Stated task >> Give every line back verbatim, dropping all images.
──────
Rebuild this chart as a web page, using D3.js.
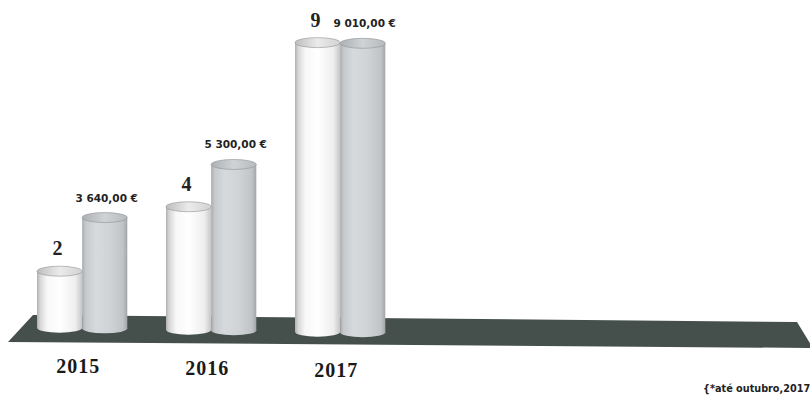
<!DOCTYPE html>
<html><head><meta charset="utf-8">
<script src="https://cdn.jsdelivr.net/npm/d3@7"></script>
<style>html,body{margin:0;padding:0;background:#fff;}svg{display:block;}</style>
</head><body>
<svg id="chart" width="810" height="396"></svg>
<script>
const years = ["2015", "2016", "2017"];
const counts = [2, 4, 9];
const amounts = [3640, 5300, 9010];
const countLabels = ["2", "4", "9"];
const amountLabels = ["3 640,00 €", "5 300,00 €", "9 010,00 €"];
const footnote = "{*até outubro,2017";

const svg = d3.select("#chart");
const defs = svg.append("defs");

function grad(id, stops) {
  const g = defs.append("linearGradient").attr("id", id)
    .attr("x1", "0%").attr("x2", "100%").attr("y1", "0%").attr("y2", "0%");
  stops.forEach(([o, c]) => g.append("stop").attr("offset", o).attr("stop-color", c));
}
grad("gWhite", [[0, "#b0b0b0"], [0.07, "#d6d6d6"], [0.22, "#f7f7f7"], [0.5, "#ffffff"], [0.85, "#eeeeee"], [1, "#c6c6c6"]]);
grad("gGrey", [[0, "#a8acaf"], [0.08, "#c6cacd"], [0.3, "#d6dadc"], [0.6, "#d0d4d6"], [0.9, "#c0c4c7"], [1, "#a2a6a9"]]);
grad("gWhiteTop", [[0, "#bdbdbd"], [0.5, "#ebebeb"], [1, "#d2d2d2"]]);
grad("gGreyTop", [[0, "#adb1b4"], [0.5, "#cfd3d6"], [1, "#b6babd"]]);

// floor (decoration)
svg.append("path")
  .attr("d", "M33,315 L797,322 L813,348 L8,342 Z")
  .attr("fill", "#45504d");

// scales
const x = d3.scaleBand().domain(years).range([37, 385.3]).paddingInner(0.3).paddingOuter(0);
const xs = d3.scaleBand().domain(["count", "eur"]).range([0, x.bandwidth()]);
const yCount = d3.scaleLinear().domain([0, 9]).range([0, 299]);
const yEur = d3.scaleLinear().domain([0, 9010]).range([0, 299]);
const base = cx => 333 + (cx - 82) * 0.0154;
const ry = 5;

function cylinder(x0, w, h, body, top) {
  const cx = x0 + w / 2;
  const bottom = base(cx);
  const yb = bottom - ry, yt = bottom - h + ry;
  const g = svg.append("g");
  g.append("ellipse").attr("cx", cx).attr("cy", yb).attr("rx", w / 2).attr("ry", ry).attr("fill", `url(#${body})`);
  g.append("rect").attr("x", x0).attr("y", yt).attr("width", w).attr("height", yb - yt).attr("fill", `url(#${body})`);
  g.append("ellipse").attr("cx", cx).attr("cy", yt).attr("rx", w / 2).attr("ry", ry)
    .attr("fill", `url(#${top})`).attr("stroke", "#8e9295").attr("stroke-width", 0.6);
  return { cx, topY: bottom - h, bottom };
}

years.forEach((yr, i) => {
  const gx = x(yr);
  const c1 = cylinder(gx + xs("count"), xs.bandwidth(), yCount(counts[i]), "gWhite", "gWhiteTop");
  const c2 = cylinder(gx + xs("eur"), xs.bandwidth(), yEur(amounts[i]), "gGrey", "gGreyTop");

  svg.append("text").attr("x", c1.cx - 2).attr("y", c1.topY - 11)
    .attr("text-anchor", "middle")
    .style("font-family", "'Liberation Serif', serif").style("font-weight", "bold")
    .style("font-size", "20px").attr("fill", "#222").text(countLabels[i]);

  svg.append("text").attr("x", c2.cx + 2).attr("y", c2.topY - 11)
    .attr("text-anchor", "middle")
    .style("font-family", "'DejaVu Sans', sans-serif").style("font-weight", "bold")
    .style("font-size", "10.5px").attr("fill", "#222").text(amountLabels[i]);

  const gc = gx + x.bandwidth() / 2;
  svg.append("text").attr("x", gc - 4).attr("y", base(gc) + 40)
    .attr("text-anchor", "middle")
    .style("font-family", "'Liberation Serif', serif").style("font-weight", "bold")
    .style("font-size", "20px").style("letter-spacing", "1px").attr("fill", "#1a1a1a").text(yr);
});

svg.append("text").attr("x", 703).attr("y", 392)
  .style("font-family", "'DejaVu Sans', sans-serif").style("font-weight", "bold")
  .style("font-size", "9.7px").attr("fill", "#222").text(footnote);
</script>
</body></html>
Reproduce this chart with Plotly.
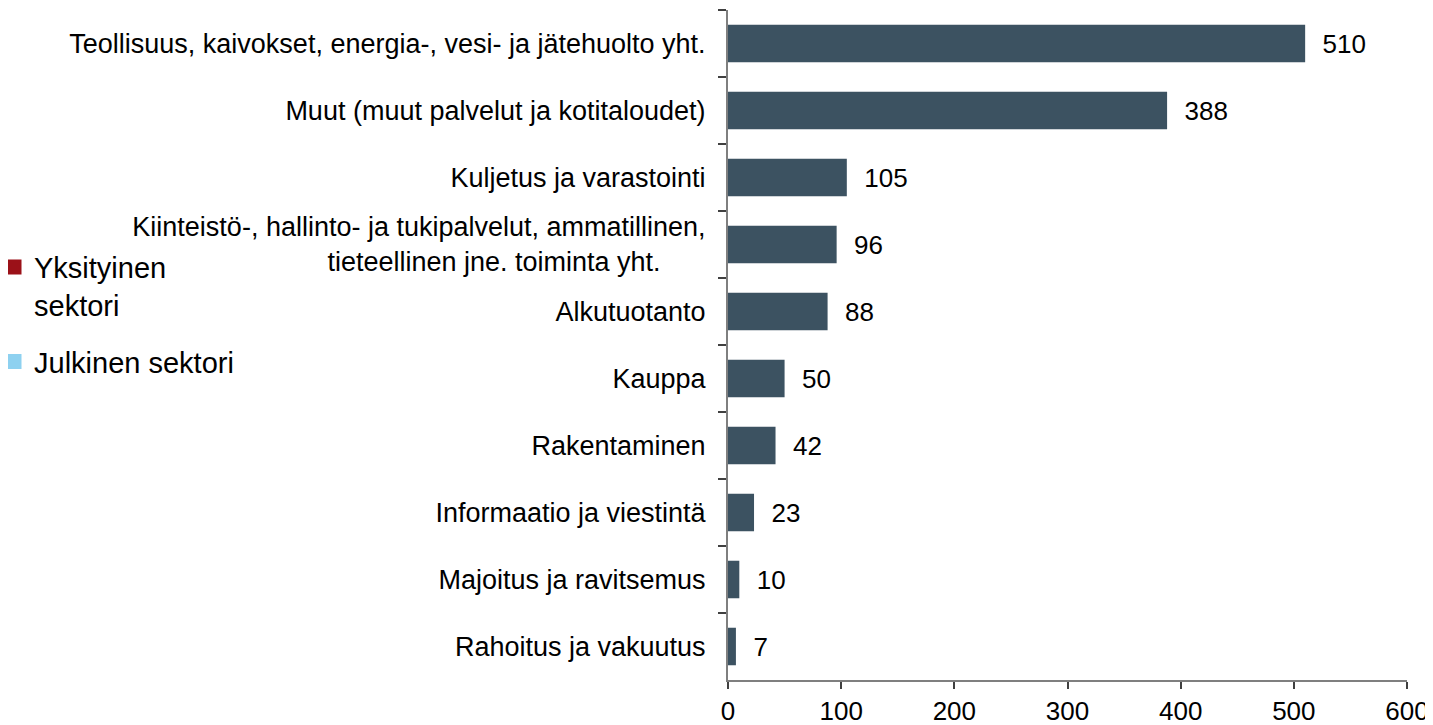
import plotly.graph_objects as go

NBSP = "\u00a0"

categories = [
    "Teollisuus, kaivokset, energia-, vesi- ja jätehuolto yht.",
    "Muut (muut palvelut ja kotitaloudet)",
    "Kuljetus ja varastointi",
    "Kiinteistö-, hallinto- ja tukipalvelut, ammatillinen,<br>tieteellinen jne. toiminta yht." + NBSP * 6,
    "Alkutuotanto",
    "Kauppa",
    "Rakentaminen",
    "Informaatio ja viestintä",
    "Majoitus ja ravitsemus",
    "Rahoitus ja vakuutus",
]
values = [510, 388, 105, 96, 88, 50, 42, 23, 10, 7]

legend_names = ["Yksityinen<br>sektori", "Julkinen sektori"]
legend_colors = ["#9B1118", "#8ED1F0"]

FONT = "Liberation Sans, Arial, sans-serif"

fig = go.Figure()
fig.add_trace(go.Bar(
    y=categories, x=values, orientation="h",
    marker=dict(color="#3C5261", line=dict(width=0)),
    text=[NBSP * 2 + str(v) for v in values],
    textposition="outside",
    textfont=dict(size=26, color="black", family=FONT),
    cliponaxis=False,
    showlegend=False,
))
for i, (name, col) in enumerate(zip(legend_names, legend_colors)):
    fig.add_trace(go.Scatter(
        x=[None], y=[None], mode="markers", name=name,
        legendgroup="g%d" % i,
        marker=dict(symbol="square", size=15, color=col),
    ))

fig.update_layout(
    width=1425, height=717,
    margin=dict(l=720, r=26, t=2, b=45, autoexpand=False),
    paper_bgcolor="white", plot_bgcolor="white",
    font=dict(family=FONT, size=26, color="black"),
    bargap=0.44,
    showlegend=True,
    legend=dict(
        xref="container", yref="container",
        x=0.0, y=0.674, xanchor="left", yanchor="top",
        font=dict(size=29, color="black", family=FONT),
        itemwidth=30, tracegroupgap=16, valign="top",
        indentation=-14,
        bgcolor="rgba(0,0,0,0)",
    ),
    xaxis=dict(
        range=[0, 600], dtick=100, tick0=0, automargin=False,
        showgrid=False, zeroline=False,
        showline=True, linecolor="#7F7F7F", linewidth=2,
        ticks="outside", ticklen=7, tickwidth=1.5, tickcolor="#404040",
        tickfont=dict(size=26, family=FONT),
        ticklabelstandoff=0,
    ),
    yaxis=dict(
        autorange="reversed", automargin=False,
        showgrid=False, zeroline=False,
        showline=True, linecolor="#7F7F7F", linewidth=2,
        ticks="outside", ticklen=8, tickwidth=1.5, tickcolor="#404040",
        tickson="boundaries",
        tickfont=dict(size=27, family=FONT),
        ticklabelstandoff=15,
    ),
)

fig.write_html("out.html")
──────
Answer to this exercise >>
Rebuild this chart as a web page, using D3.js.
<!DOCTYPE html>
<html><head><meta charset="utf-8">
<script src="https://cdn.jsdelivr.net/npm/d3@7"></script>
<style>html,body{margin:0;padding:0;background:#fff;}svg{display:block;}</style>
</head><body>
<svg id="chart" width="810" height="396"></svg>
<script>
const years = ["2015", "2016", "2017"];
const counts = [2, 4, 9];
const amounts = [3640, 5300, 9010];
const countLabels = ["2", "4", "9"];
const amountLabels = ["3 640,00 €", "5 300,00 €", "9 010,00 €"];
const footnote = "{*até outubro,2017";

const svg = d3.select("#chart");
const defs = svg.append("defs");

function grad(id, stops) {
  const g = defs.append("linearGradient").attr("id", id)
    .attr("x1", "0%").attr("x2", "100%").attr("y1", "0%").attr("y2", "0%");
  stops.forEach(([o, c]) => g.append("stop").attr("offset", o).attr("stop-color", c));
}
grad("gWhite", [[0, "#b0b0b0"], [0.07, "#d6d6d6"], [0.22, "#f7f7f7"], [0.5, "#ffffff"], [0.85, "#eeeeee"], [1, "#c6c6c6"]]);
grad("gGrey", [[0, "#a8acaf"], [0.08, "#c6cacd"], [0.3, "#d6dadc"], [0.6, "#d0d4d6"], [0.9, "#c0c4c7"], [1, "#a2a6a9"]]);
grad("gWhiteTop", [[0, "#bdbdbd"], [0.5, "#ebebeb"], [1, "#d2d2d2"]]);
grad("gGreyTop", [[0, "#adb1b4"], [0.5, "#cfd3d6"], [1, "#b6babd"]]);

// floor (decoration)
svg.append("path")
  .attr("d", "M33,315 L797,322 L813,348 L8,342 Z")
  .attr("fill", "#45504d");

// scales
const x = d3.scaleBand().domain(years).range([37, 385.3]).paddingInner(0.3).paddingOuter(0);
const xs = d3.scaleBand().domain(["count", "eur"]).range([0, x.bandwidth()]);
const yCount = d3.scaleLinear().domain([0, 9]).range([0, 299]);
const yEur = d3.scaleLinear().domain([0, 9010]).range([0, 299]);
const base = cx => 333 + (cx - 82) * 0.0154;
const ry = 5;

function cylinder(x0, w, h, body, top) {
  const cx = x0 + w / 2;
  const bottom = base(cx);
  const yb = bottom - ry, yt = bottom - h + ry;
  const g = svg.append("g");
  g.append("ellipse").attr("cx", cx).attr("cy", yb).attr("rx", w / 2).attr("ry", ry).attr("fill", `url(#${body})`);
  g.append("rect").attr("x", x0).attr("y", yt).attr("width", w).attr("height", yb - yt).attr("fill", `url(#${body})`);
  g.append("ellipse").attr("cx", cx).attr("cy", yt).attr("rx", w / 2).attr("ry", ry)
    .attr("fill", `url(#${top})`).attr("stroke", "#8e9295").attr("stroke-width", 0.6);
  return { cx, topY: bottom - h, bottom };
}

years.forEach((yr, i) => {
  const gx = x(yr);
  const c1 = cylinder(gx + xs("count"), xs.bandwidth(), yCount(counts[i]), "gWhite", "gWhiteTop");
  const c2 = cylinder(gx + xs("eur"), xs.bandwidth(), yEur(amounts[i]), "gGrey", "gGreyTop");

  svg.append("text").attr("x", c1.cx - 2).attr("y", c1.topY - 11)
    .attr("text-anchor", "middle")
    .style("font-family", "'Liberation Serif', serif").style("font-weight", "bold")
    .style("font-size", "20px").attr("fill", "#222").text(countLabels[i]);

  svg.append("text").attr("x", c2.cx + 2).attr("y", c2.topY - 11)
    .attr("text-anchor", "middle")
    .style("font-family", "'DejaVu Sans', sans-serif").style("font-weight", "bold")
    .style("font-size", "10.5px").attr("fill", "#222").text(amountLabels[i]);

  const gc = gx + x.bandwidth() / 2;
  svg.append("text").attr("x", gc - 4).attr("y", base(gc) + 40)
    .attr("text-anchor", "middle")
    .style("font-family", "'Liberation Serif', serif").style("font-weight", "bold")
    .style("font-size", "20px").style("letter-spacing", "1px").attr("fill", "#1a1a1a").text(yr);
});

svg.append("text").attr("x", 703).attr("y", 392)
  .style("font-family", "'DejaVu Sans', sans-serif").style("font-weight", "bold")
  .style("font-size", "9.7px").attr("fill", "#222").text(footnote);
</script>
</body></html>
Reproduce this chart with Plotly.
import plotly.graph_objects as go

NBSP = "\u00a0"

categories = [
    "Teollisuus, kaivokset, energia-, vesi- ja jätehuolto yht.",
    "Muut (muut palvelut ja kotitaloudet)",
    "Kuljetus ja varastointi",
    "Kiinteistö-, hallinto- ja tukipalvelut, ammatillinen,<br>tieteellinen jne. toiminta yht." + NBSP * 6,
    "Alkutuotanto",
    "Kauppa",
    "Rakentaminen",
    "Informaatio ja viestintä",
    "Majoitus ja ravitsemus",
    "Rahoitus ja vakuutus",
]
values = [510, 388, 105, 96, 88, 50, 42, 23, 10, 7]

legend_names = ["Yksityinen<br>sektori", "Julkinen sektori"]
legend_colors = ["#9B1118", "#8ED1F0"]

FONT = "Liberation Sans, Arial, sans-serif"

fig = go.Figure()
fig.add_trace(go.Bar(
    y=categories, x=values, orientation="h",
    marker=dict(color="#3C5261", line=dict(width=0)),
    text=[NBSP * 2 + str(v) for v in values],
    textposition="outside",
    textfont=dict(size=26, color="black", family=FONT),
    cliponaxis=False,
    showlegend=False,
))
for i, (name, col) in enumerate(zip(legend_names, legend_colors)):
    fig.add_trace(go.Scatter(
        x=[None], y=[None], mode="markers", name=name,
        legendgroup="g%d" % i,
        marker=dict(symbol="square", size=15, color=col),
    ))

fig.update_layout(
    width=1425, height=717,
    margin=dict(l=720, r=26, t=2, b=45, autoexpand=False),
    paper_bgcolor="white", plot_bgcolor="white",
    font=dict(family=FONT, size=26, color="black"),
    bargap=0.44,
    showlegend=True,
    legend=dict(
        xref="container", yref="container",
        x=0.0, y=0.674, xanchor="left", yanchor="top",
        font=dict(size=29, color="black", family=FONT),
        itemwidth=30, tracegroupgap=16, valign="top",
        indentation=-14,
        bgcolor="rgba(0,0,0,0)",
    ),
    xaxis=dict(
        range=[0, 600], dtick=100, tick0=0, automargin=False,
        showgrid=False, zeroline=False,
        showline=True, linecolor="#7F7F7F", linewidth=2,
        ticks="outside", ticklen=7, tickwidth=1.5, tickcolor="#404040",
        tickfont=dict(size=26, family=FONT),
        ticklabelstandoff=0,
    ),
    yaxis=dict(
        autorange="reversed", automargin=False,
        showgrid=False, zeroline=False,
        showline=True, linecolor="#7F7F7F", linewidth=2,
        ticks="outside", ticklen=8, tickwidth=1.5, tickcolor="#404040",
        tickson="boundaries",
        tickfont=dict(size=27, family=FONT),
        ticklabelstandoff=15,
    ),
)

fig.write_html("out.html")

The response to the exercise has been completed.